Isso dependerá do acerto entre as partes. No período estipulado, no entanto, a empregada não poderá ser acionada pelo patrão. Por ora, enquanto não foi regulamentada a duração mínima do intervalo, vale o acertado entre as partes. O recomendado é que seja oferecida, pelo menos, meia hora. A marcação do livro de ponto também vale desde o último dia 3. Outro ponto a ser regulamentado é o adicional noturno, que deverá ser igual aos demais trabalhadores — acréscimo de 20% sobre a hora trabalhada (se for hora extra, incidirá sobre o valor desta) para quem exercer atividade entre as 22h e as 5h. Por enquanto, ele não é devido.
Acordo escrito
Não há necessidade de fazer um contrato escrito no caso das contratações em vigor, que são atingidas pelas mudanças daqui para frente. O desembargador do Tribunal Regional do Trabalho (TRT) da 3ª Região, Fernando Rios Neto, observa que o acordo tácito entre as partes é considerado contrato, e as condições acertadas antes, que não ferem os novos direitos, continuam válidas. Ele orienta, no entanto, que as regras do cumprimento da jornada diária e sua compensação na própria semana sejam ajustadas mediante acordo escrito, de preferência assinado também por duas testemunhas.

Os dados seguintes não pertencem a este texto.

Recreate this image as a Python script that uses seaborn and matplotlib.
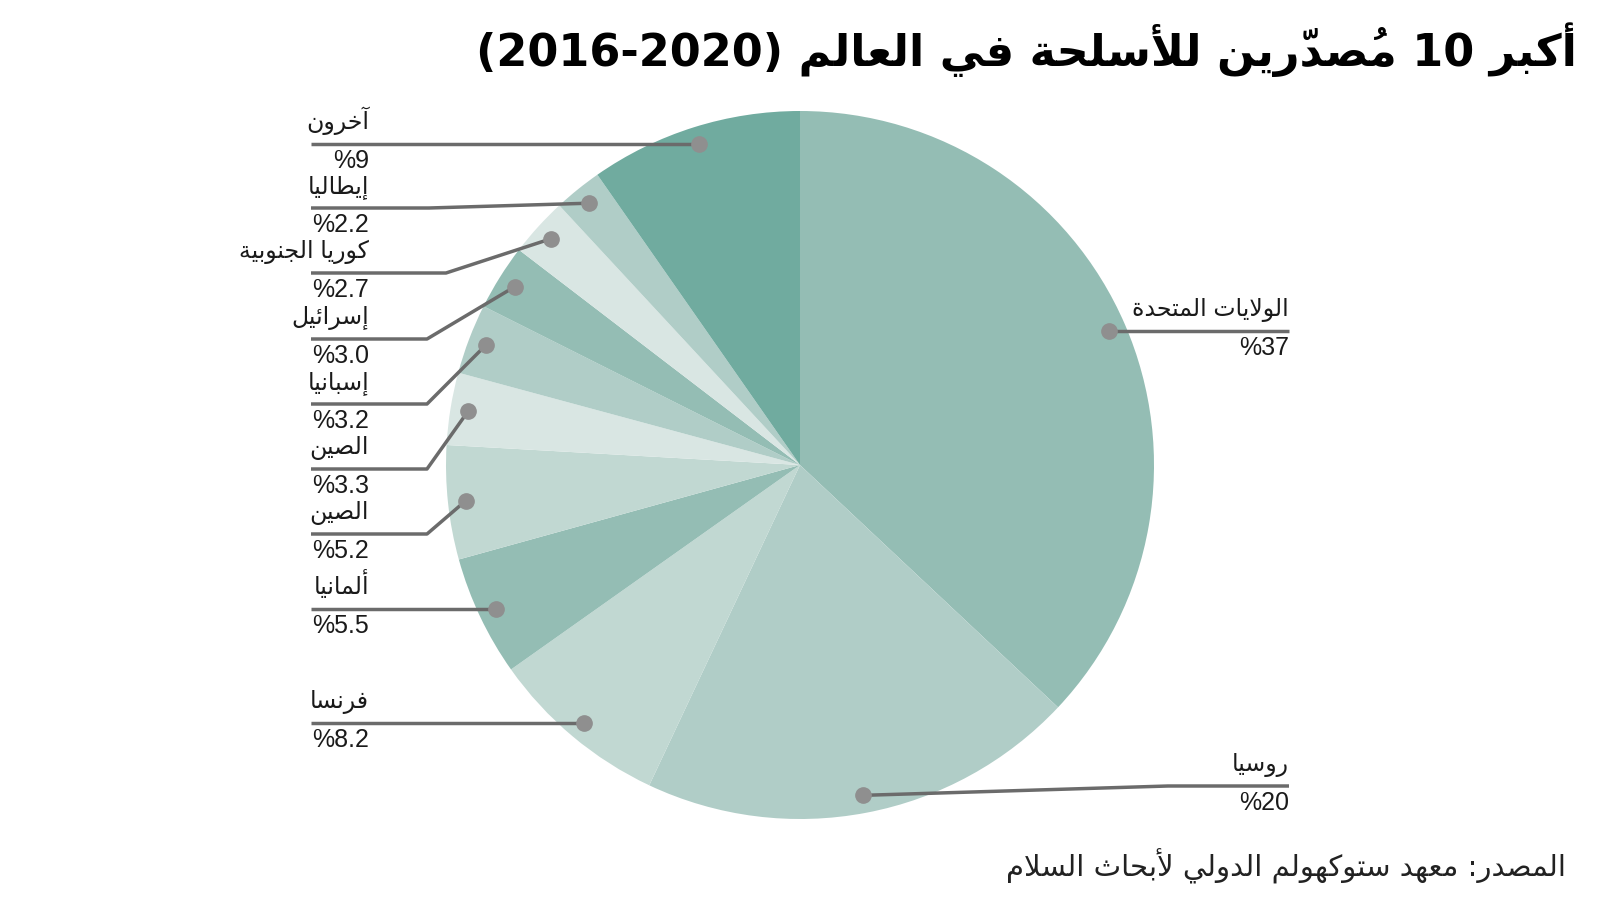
import matplotlib
matplotlib.use('Agg')
import matplotlib.pyplot as plt
import seaborn as sns
import numpy as np

# data, clockwise from the top
countries = ['الولايات المتحدة', 'روسيا', 'فرنسا', 'ألمانيا', 'الصين', 'الصين',
             'إسبانيا', 'إسرائيل', 'كوريا الجنوبية', 'إيطاليا', 'آخرون']
pct_text = ['37', '20', '8.2', '5.5', '5.2', '3.3', '3.2', '3.0', '2.7', '2.2', '9']
# wedge sizes as drawn (the "others" wedge is drawn at 9.7)
shares = [37, 20, 8.2, 5.5, 5.2, 3.3, 3.2, 3.0, 2.7, 2.2, 9.7]
colors = ['#94bdb4', '#b0cdc7', '#c1d8d2', '#94bdb4', '#c1d8d2', '#d9e6e3',
          '#b0cdc7', '#94bdb4', '#d9e6e3', '#b0cdc7', '#70ab9f']

title = 'أكبر 10 مُصدّرين للأسلحة في العالم (2016-2020)'
source = 'المصدر: معهد ستوكهولم الدولي لأبحاث السلام'

# label layout in pixels from the top: side, line y (None = level with dot), elbow x
layout = [('r', None, None), ('r', 786, 1168), ('l', None, None), ('l', None, None),
          ('l', 534, 427), ('l', 469, 427), ('l', 404, 427), ('l', 339, 427),
          ('l', 273, 446), ('l', 208, 429), ('l', None, None)]


# small arabic shaper: presentation forms + right to left order
ARABIC = {
    '\u0621': (0xFE80, 0), '\u0622': (0xFE81, 1), '\u0623': (0xFE83, 1), '\u0624': (0xFE85, 1),
    '\u0625': (0xFE87, 1), '\u0626': (0xFE89, 2), '\u0627': (0xFE8D, 1), '\u0628': (0xFE8F, 2),
    '\u0629': (0xFE93, 1), '\u062A': (0xFE95, 2), '\u062B': (0xFE99, 2), '\u062C': (0xFE9D, 2),
    '\u062D': (0xFEA1, 2), '\u062E': (0xFEA5, 2), '\u062F': (0xFEA9, 1), '\u0630': (0xFEAB, 1),
    '\u0631': (0xFEAD, 1), '\u0632': (0xFEAF, 1), '\u0633': (0xFEB1, 2), '\u0634': (0xFEB5, 2),
    '\u0635': (0xFEB9, 2), '\u0636': (0xFEBD, 2), '\u0637': (0xFEC1, 2), '\u0638': (0xFEC5, 2),
    '\u0639': (0xFEC9, 2), '\u063A': (0xFECD, 2), '\u0641': (0xFED1, 2), '\u0642': (0xFED5, 2),
    '\u0643': (0xFED9, 2), '\u0644': (0xFEDD, 2), '\u0645': (0xFEE1, 2), '\u0646': (0xFEE5, 2),
    '\u0647': (0xFEE9, 2), '\u0648': (0xFEED, 1), '\u0649': (0xFEEF, 1), '\u064A': (0xFEF1, 2),
}
LAM_ALEF = {'\u0622': 0xFEF5, '\u0623': 0xFEF7, '\u0625': 0xFEF9, '\u0627': 0xFEFB}


def jtype(b):
    if b.startswith('LA'):
        return 1
    return ARABIC[b][1] if b in ARABIC else 0


def shape_word(word):
    clusters = []
    for ch in word:
        if 0x064B <= ord(ch) <= 0x065F or ch == '\u0670':
            if clusters:
                clusters[-1][1] += ch
            continue
        clusters.append([ch, ''])
    merged = []
    for c in clusters:
        if merged and merged[-1][0] == '\u0644' and c[0] in LAM_ALEF:
            merged[-1] = ['LA' + c[0], merged[-1][1] + c[1]]
        else:
            merged.append(c)
    out = []
    n = len(merged)
    for i, (b, m) in enumerate(merged):
        t = jtype(b)
        pj = i > 0 and jtype(merged[i - 1][0]) == 2 and t > 0
        nj = i < n - 1 and t == 2 and jtype(merged[i + 1][0]) > 0
        if b.startswith('LA'):
            g = chr(LAM_ALEF[b[2]] + (1 if pj else 0))
        elif t > 0:
            base = ARABIC[b][0]
            if pj and nj:
                g = chr(base + 3)
            elif pj:
                g = chr(base + 1)
            elif nj:
                g = chr(base + 2)
            else:
                g = chr(base)
        else:
            g = b
        # marks go in front of the base so they sit over it
        out.append(m + g)
    return ''.join(reversed(out))


def rtl(text):
    res = []
    for w in text.split(' '):
        if any('\u0600' <= ch <= '\u06FF' for ch in w):
            res.append(shape_word(w))
        else:
            res.append(w)
    return ' '.join(reversed(res))


sns.set_theme(style='white')
plt.rcParams['font.family'] = ['Liberation Sans', 'DejaVu Sans']

fig = plt.figure(figsize=(16, 9), dpi=100)
ax = fig.add_axes([0, 0, 1, 1])

cx, cy, R = 800, 900 - 465, 354
wedges, _ = ax.pie(shares, colors=colors, startangle=90, counterclock=False,
                   center=(cx, cy), radius=R, wedgeprops=dict(linewidth=0))
ax.set_xlim(0, 1600)
ax.set_ylim(0, 900)
ax.set_aspect('equal')
ax.axis('off')

line_c = '#6b6b6b'
for w, name, pct, (side, ly, ex) in zip(wedges, countries, pct_text, layout):
    ang = np.deg2rad((w.theta1 + w.theta2) / 2)
    dx, dy = cx + 0.95 * R * np.cos(ang), cy + 0.95 * R * np.sin(ang)
    y = dy if ly is None else 900 - ly
    if side == 'l':
        xs = [311] + ([ex] if ex else []) + [dx]
        ys = [y] + ([y] if ex else []) + [dy]
        tx = 369
    else:
        xs = [dx] + ([ex] if ex else []) + [1289]
        ys = [dy] + ([y] if ex else []) + [y]
        tx = 1289
    ax.plot(xs, ys, color=line_c, lw=2.5, solid_capstyle='butt', zorder=3)
    ax.plot(dx, dy, 'o', color='#8f8f8f', ms=11, zorder=4)
    ax.text(tx, y + 15, rtl(name), ha='right', va='baseline', fontsize=17, color='#1a1a1a')
    ax.text(tx, y - 5, '%' + pct, ha='right', va='top', fontsize=18, color='#1a1a1a')

fig.text(1577 / 1600, 1 - 22 / 900, rtl(title), ha='right', va='top', fontsize=32,
         fontweight='bold', family=['DejaVu Sans'], color='black')
fig.text(1566 / 1600, 1 - 876 / 900, rtl(source), ha='right', va='baseline', fontsize=21,
         family=['DejaVu Sans'], color='#222222')

fig.savefig('out.png', dpi=100, facecolor='white')
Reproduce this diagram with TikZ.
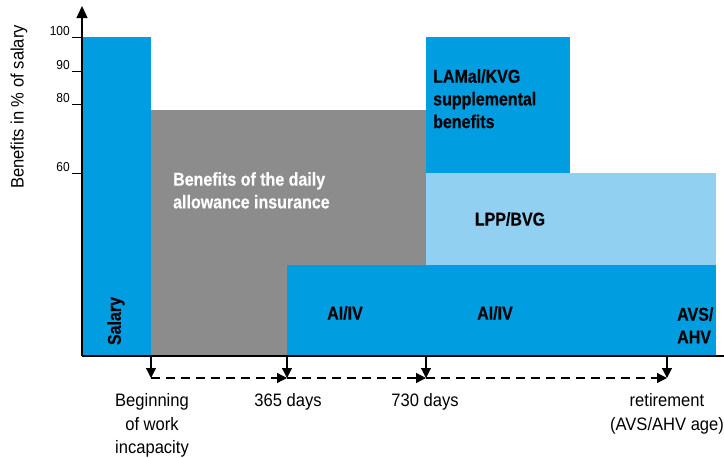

A lei do vale-transporte aplicada aos demais assalariados já valia para a categoria dos domésticos. Ou seja, o patrão deve fornecer em vale ou em dinheiro o montante necessário para cobrir as despesas de locomoção com ônibus e/ou metrô, podendo descontar até 6% do salário para tanto. Porém, não pode passar a fazê-lo se não descontava antes.
O mesmo vale em relação ao recolhimento da contribuição de responsabilidade do empregado para a Previdência Social. Se o patrão assumia a parcela do contratado, não poderá passar a descontar. Rios Neto alerta ainda para que o empregador exija sempre o recibo de pagamento do salário assinado pelo trabalhador, principalmente quando feito em espécie, pois é a prova de que ele de fato pagou pelo serviço prestado.